● **Recorded data**
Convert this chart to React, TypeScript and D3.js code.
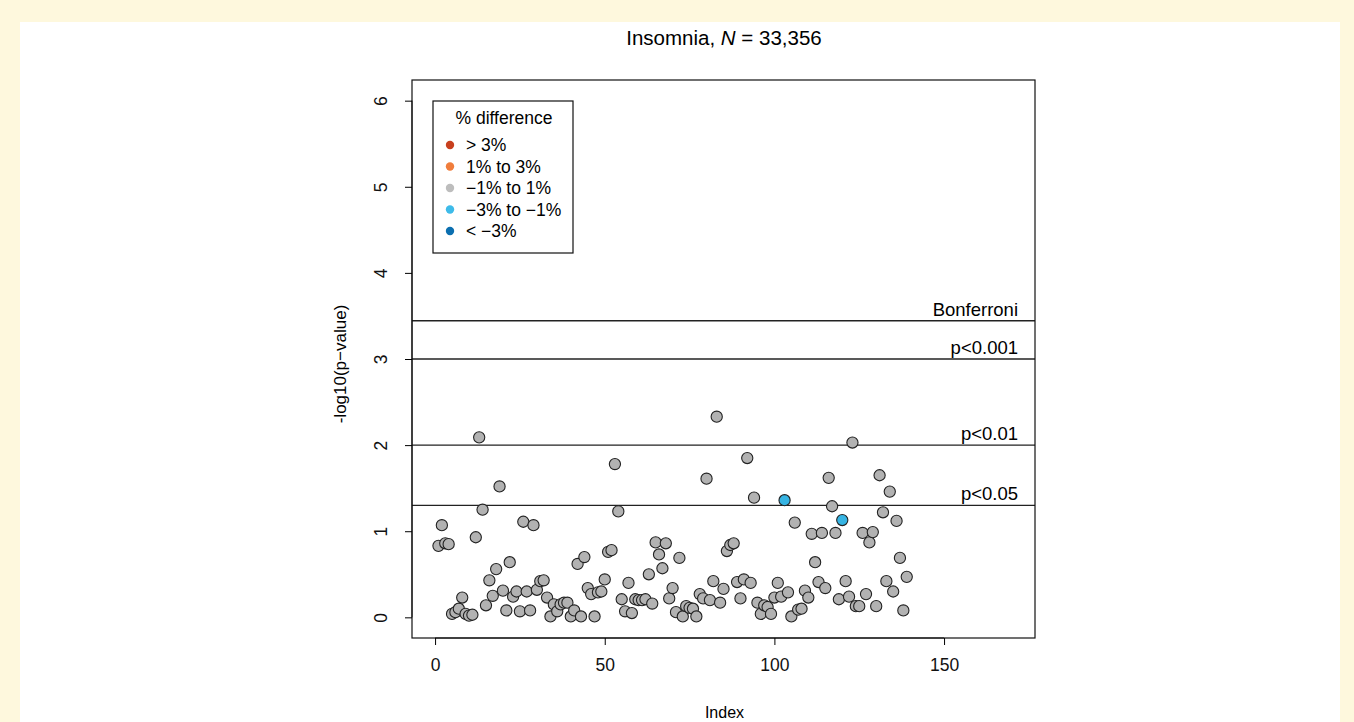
import React, { useEffect, useRef } from 'react';
import * as d3 from 'd3';

// -log10(p) for each test, index 1..139
const pValues = [
  0.83, 1.07, 0.86, 0.85, 0.04, 0.06, 0.10, 0.23, 0.04, 0.02,
  0.03, 0.93, 2.09, 1.25, 0.14, 0.43, 0.25, 0.56, 1.52, 0.31,
  0.08, 0.64, 0.24, 0.30, 0.07, 1.11, 0.30, 0.08, 1.07, 0.32,
  0.42, 0.43, 0.23, 0.01, 0.15, 0.07, 0.15, 0.17, 0.17, 0.01,
  0.08, 0.62, 0.01, 0.70, 0.34, 0.27, 0.01, 0.29, 0.30, 0.44,
  0.76, 0.78, 1.78, 1.23, 0.21, 0.07, 0.40, 0.05, 0.21, 0.20,
  0.20, 0.21, 0.50, 0.16, 0.87, 0.73, 0.57, 0.86, 0.22, 0.34,
  0.06, 0.69, 0.01, 0.13, 0.11, 0.10, 0.01, 0.27, 0.22, 1.61,
  0.20, 0.42, 2.33, 0.17, 0.33, 0.77, 0.84, 0.86, 0.41, 0.22,
  0.44, 1.85, 0.40, 1.39, 0.17, 0.04, 0.14, 0.12, 0.04, 0.23,
  0.40, 0.24, 1.36, 0.29, 0.01, 1.10, 0.09, 0.10, 0.31, 0.23,
  0.97, 0.64, 0.41, 0.98, 0.34, 1.62, 1.29, 0.98, 0.21, 1.13,
  0.42, 0.24, 2.03, 0.13, 0.13, 0.98, 0.27, 0.87, 0.99, 0.13,
  1.65, 1.22, 0.42, 1.46, 0.30, 1.12, 0.69, 0.08, 0.47,
];

// indices (1-based) with a -3% to -1% difference; all others are -1% to 1%
const lightBlueIdx = [103, 120];

const legendLabels = ['> 3%', '1% to 3%', '\u22121% to 1%', '\u22123% to \u22121%', '< \u22123%'];
const legendColors = ['#c8401e', '#f07d3c', '#bdbdbd', '#3ebbe9', '#0b6fb0'];

const thresholds = [
  { label: 'Bonferroni', value: -Math.log10(0.05 / 139) },
  { label: 'p<0.001', value: 3 },
  { label: 'p<0.01', value: 2 },
  { label: 'p<0.05', value: -Math.log10(0.05) },
];

const xTicks = [0, 50, 100, 150];
const yTicks = [0, 1, 2, 3, 4, 5, 6];

const W = 1354, H = 722;
const box = { left: 412, right: 1035, top: 80, bottom: 638 };
const font = '"Liberation Sans", Arial, Helvetica, sans-serif';

const App = () => {
  const ref = useRef<SVGSVGElement>(null);

  useEffect(() => {
    const svg = d3.select(ref.current);
    svg.selectAll('*').remove();

    // R style: limits padded by 4%
    const x = d3.scaleLinear().domain([0 - 6.8, 170 + 6.8]).range([box.left, box.right]);
    const y = d3.scaleLinear().domain([0 - 0.24, 6 + 0.24]).range([box.bottom, box.top]);

    // page background
    svg.append('rect').attr('width', W).attr('height', H).attr('fill', '#fef8dd');
    svg.append('rect').attr('x', 20).attr('y', 22).attr('width', 1320).attr('height', H - 22).attr('fill', '#fff');

    svg.append('text')
      .attr('x', 724).attr('y', 45)
      .attr('text-anchor', 'middle')
      .attr('font-family', font).attr('font-size', 20.5)
      .call(t => {
        t.append('tspan').text('Insomnia, ');
        t.append('tspan').attr('font-style', 'italic').text('N');
        t.append('tspan').text(' = 33,356');
      });

    // threshold lines
    const th = svg.append('g');
    thresholds.forEach(d => {
      th.append('line')
        .attr('x1', box.left).attr('x2', box.right)
        .attr('y1', y(d.value)).attr('y2', y(d.value))
        .attr('stroke', '#222').attr('stroke-width', 1.3);
      th.append('text')
        .attr('x', 1018).attr('y', y(d.value) - 5)
        .attr('text-anchor', 'end')
        .attr('font-family', font).attr('font-size', 18.5)
        .text(d.label);
    });

    // points
    svg.append('g').selectAll('circle')
      .data(pValues)
      .enter().append('circle')
        .attr('cx', (d, i) => x(i + 1))
        .attr('cy', d => y(d))
        .attr('r', 5.6)
        .attr('fill', (d, i) => lightBlueIdx.includes(i + 1) ? '#36b4e3' : '#b2b2b2')
        .attr('stroke', '#222')
        .attr('stroke-width', 1.1);

    // box
    svg.append('rect')
      .attr('x', box.left).attr('y', box.top)
      .attr('width', box.right - box.left).attr('height', box.bottom - box.top)
      .attr('fill', 'none').attr('stroke', '#111').attr('stroke-width', 1.2);

    // x axis
    const gx = svg.append('g').attr('transform', `translate(0,${box.bottom})`)
      .call(d3.axisBottom(x).tickValues(xTicks).tickSize(7).tickPadding(14).tickFormat(d3.format('d')));
    gx.select('.domain').attr('d', `M${x(0)},0H${x(150)}`).attr('stroke', '#111');
    gx.selectAll('text').attr('font-family', font).attr('font-size', 17.5).attr('fill', '#111');

    // y axis
    const gy = svg.append('g').attr('transform', `translate(${box.left},0)`)
      .call(d3.axisLeft(y).tickValues(yTicks).tickSize(7).tickFormat(d3.format('d')));
    gy.select('.domain').attr('d', `M0,${y(0)}V${y(6)}`).attr('stroke', '#111');
    gy.selectAll('.tick text')
      .attr('x', 0).attr('dy', null)
      .attr('transform', 'translate(-31,0) rotate(-90)')
      .attr('text-anchor', 'middle').attr('dominant-baseline', 'central')
      .attr('font-family', font).attr('font-size', 17.5).attr('fill', '#111');

    svg.append('text')
      .attr('x', (box.left + box.right) / 2 + 1).attr('y', 718)
      .attr('text-anchor', 'middle')
      .attr('font-family', font).attr('font-size', 16)
      .text('Index');

    svg.append('text')
      .attr('transform', `translate(346,${(box.top + box.bottom) / 2 + 5}) rotate(-90)`)
      .attr('text-anchor', 'middle')
      .attr('font-family', font).attr('font-size', 17)
      .text('-log10(p\u2212value)');

    // legend
    const lg = svg.append('g').attr('transform', 'translate(433,101)');
    lg.append('rect').attr('width', 140).attr('height', 152)
      .attr('fill', '#fff').attr('stroke', '#111').attr('stroke-width', 1.2);
    lg.append('text').attr('x', 71).attr('y', 23)
      .attr('text-anchor', 'middle')
      .attr('font-family', font).attr('font-size', 17.5)
      .text('% difference');
    legendLabels.forEach((lab, i) => {
      const cy = 44 + i * 21.5;
      lg.append('circle').attr('cx', 17).attr('cy', cy).attr('r', 4.2).attr('fill', legendColors[i]);
      lg.append('text').attr('x', 33).attr('y', cy + 6)
        .attr('font-family', font).attr('font-size', 17.5)
        .text(lab);
    });
  }, []);

  return (
    <div style={{ position: 'fixed', left: 0, top: 0, width: W, height: H }}>
      <svg ref={ref} width={W} height={H} />
    </div>
  );
};

export default App;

● **To be done**
Reproduce the full material exactly, excluding the pictures.

● **Answer for the task**
Convert this chart to React, TypeScript and D3.js code.
import React, { useEffect, useRef } from 'react';
import * as d3 from 'd3';

// -log10(p) for each test, index 1..139
const pValues = [
  0.83, 1.07, 0.86, 0.85, 0.04, 0.06, 0.10, 0.23, 0.04, 0.02,
  0.03, 0.93, 2.09, 1.25, 0.14, 0.43, 0.25, 0.56, 1.52, 0.31,
  0.08, 0.64, 0.24, 0.30, 0.07, 1.11, 0.30, 0.08, 1.07, 0.32,
  0.42, 0.43, 0.23, 0.01, 0.15, 0.07, 0.15, 0.17, 0.17, 0.01,
  0.08, 0.62, 0.01, 0.70, 0.34, 0.27, 0.01, 0.29, 0.30, 0.44,
  0.76, 0.78, 1.78, 1.23, 0.21, 0.07, 0.40, 0.05, 0.21, 0.20,
  0.20, 0.21, 0.50, 0.16, 0.87, 0.73, 0.57, 0.86, 0.22, 0.34,
  0.06, 0.69, 0.01, 0.13, 0.11, 0.10, 0.01, 0.27, 0.22, 1.61,
  0.20, 0.42, 2.33, 0.17, 0.33, 0.77, 0.84, 0.86, 0.41, 0.22,
  0.44, 1.85, 0.40, 1.39, 0.17, 0.04, 0.14, 0.12, 0.04, 0.23,
  0.40, 0.24, 1.36, 0.29, 0.01, 1.10, 0.09, 0.10, 0.31, 0.23,
  0.97, 0.64, 0.41, 0.98, 0.34, 1.62, 1.29, 0.98, 0.21, 1.13,
  0.42, 0.24, 2.03, 0.13, 0.13, 0.98, 0.27, 0.87, 0.99, 0.13,
  1.65, 1.22, 0.42, 1.46, 0.30, 1.12, 0.69, 0.08, 0.47,
];

// indices (1-based) with a -3% to -1% difference; all others are -1% to 1%
const lightBlueIdx = [103, 120];

const legendLabels = ['> 3%', '1% to 3%', '\u22121% to 1%', '\u22123% to \u22121%', '< \u22123%'];
const legendColors = ['#c8401e', '#f07d3c', '#bdbdbd', '#3ebbe9', '#0b6fb0'];

const thresholds = [
  { label: 'Bonferroni', value: -Math.log10(0.05 / 139) },
  { label: 'p<0.001', value: 3 },
  { label: 'p<0.01', value: 2 },
  { label: 'p<0.05', value: -Math.log10(0.05) },
];

const xTicks = [0, 50, 100, 150];
const yTicks = [0, 1, 2, 3, 4, 5, 6];

const W = 1354, H = 722;
const box = { left: 412, right: 1035, top: 80, bottom: 638 };
const font = '"Liberation Sans", Arial, Helvetica, sans-serif';

const App = () => {
  const ref = useRef<SVGSVGElement>(null);

  useEffect(() => {
    const svg = d3.select(ref.current);
    svg.selectAll('*').remove();

    // R style: limits padded by 4%
    const x = d3.scaleLinear().domain([0 - 6.8, 170 + 6.8]).range([box.left, box.right]);
    const y = d3.scaleLinear().domain([0 - 0.24, 6 + 0.24]).range([box.bottom, box.top]);

    // page background
    svg.append('rect').attr('width', W).attr('height', H).attr('fill', '#fef8dd');
    svg.append('rect').attr('x', 20).attr('y', 22).attr('width', 1320).attr('height', H - 22).attr('fill', '#fff');

    svg.append('text')
      .attr('x', 724).attr('y', 45)
      .attr('text-anchor', 'middle')
      .attr('font-family', font).attr('font-size', 20.5)
      .call(t => {
        t.append('tspan').text('Insomnia, ');
        t.append('tspan').attr('font-style', 'italic').text('N');
        t.append('tspan').text(' = 33,356');
      });

    // threshold lines
    const th = svg.append('g');
    thresholds.forEach(d => {
      th.append('line')
        .attr('x1', box.left).attr('x2', box.right)
        .attr('y1', y(d.value)).attr('y2', y(d.value))
        .attr('stroke', '#222').attr('stroke-width', 1.3);
      th.append('text')
        .attr('x', 1018).attr('y', y(d.value) - 5)
        .attr('text-anchor', 'end')
        .attr('font-family', font).attr('font-size', 18.5)
        .text(d.label);
    });

    // points
    svg.append('g').selectAll('circle')
      .data(pValues)
      .enter().append('circle')
        .attr('cx', (d, i) => x(i + 1))
        .attr('cy', d => y(d))
        .attr('r', 5.6)
        .attr('fill', (d, i) => lightBlueIdx.includes(i + 1) ? '#36b4e3' : '#b2b2b2')
        .attr('stroke', '#222')
        .attr('stroke-width', 1.1);

    // box
    svg.append('rect')
      .attr('x', box.left).attr('y', box.top)
      .attr('width', box.right - box.left).attr('height', box.bottom - box.top)
      .attr('fill', 'none').attr('stroke', '#111').attr('stroke-width', 1.2);

    // x axis
    const gx = svg.append('g').attr('transform', `translate(0,${box.bottom})`)
      .call(d3.axisBottom(x).tickValues(xTicks).tickSize(7).tickPadding(14).tickFormat(d3.format('d')));
    gx.select('.domain').attr('d', `M${x(0)},0H${x(150)}`).attr('stroke', '#111');
    gx.selectAll('text').attr('font-family', font).attr('font-size', 17.5).attr('fill', '#111');

    // y axis
    const gy = svg.append('g').attr('transform', `translate(${box.left},0)`)
      .call(d3.axisLeft(y).tickValues(yTicks).tickSize(7).tickFormat(d3.format('d')));
    gy.select('.domain').attr('d', `M0,${y(0)}V${y(6)}`).attr('stroke', '#111');
    gy.selectAll('.tick text')
      .attr('x', 0).attr('dy', null)
      .attr('transform', 'translate(-31,0) rotate(-90)')
      .attr('text-anchor', 'middle').attr('dominant-baseline', 'central')
      .attr('font-family', font).attr('font-size', 17.5).attr('fill', '#111');

    svg.append('text')
      .attr('x', (box.left + box.right) / 2 + 1).attr('y', 718)
      .attr('text-anchor', 'middle')
      .attr('font-family', font).attr('font-size', 16)
      .text('Index');

    svg.append('text')
      .attr('transform', `translate(346,${(box.top + box.bottom) / 2 + 5}) rotate(-90)`)
      .attr('text-anchor', 'middle')
      .attr('font-family', font).attr('font-size', 17)
      .text('-log10(p\u2212value)');

    // legend
    const lg = svg.append('g').attr('transform', 'translate(433,101)');
    lg.append('rect').attr('width', 140).attr('height', 152)
      .attr('fill', '#fff').attr('stroke', '#111').attr('stroke-width', 1.2);
    lg.append('text').attr('x', 71).attr('y', 23)
      .attr('text-anchor', 'middle')
      .attr('font-family', font).attr('font-size', 17.5)
      .text('% difference');
    legendLabels.forEach((lab, i) => {
      const cy = 44 + i * 21.5;
      lg.append('circle').attr('cx', 17).attr('cy', cy).attr('r', 4.2).attr('fill', legendColors[i]);
      lg.append('text').attr('x', 33).attr('y', cy + 6)
        .attr('font-family', font).attr('font-size', 17.5)
        .text(lab);
    });
  }, []);

  return (
    <div style={{ position: 'fixed', left: 0, top: 0, width: W, height: H }}>
      <svg ref={ref} width={W} height={H} />
    </div>
  );
};

export default App;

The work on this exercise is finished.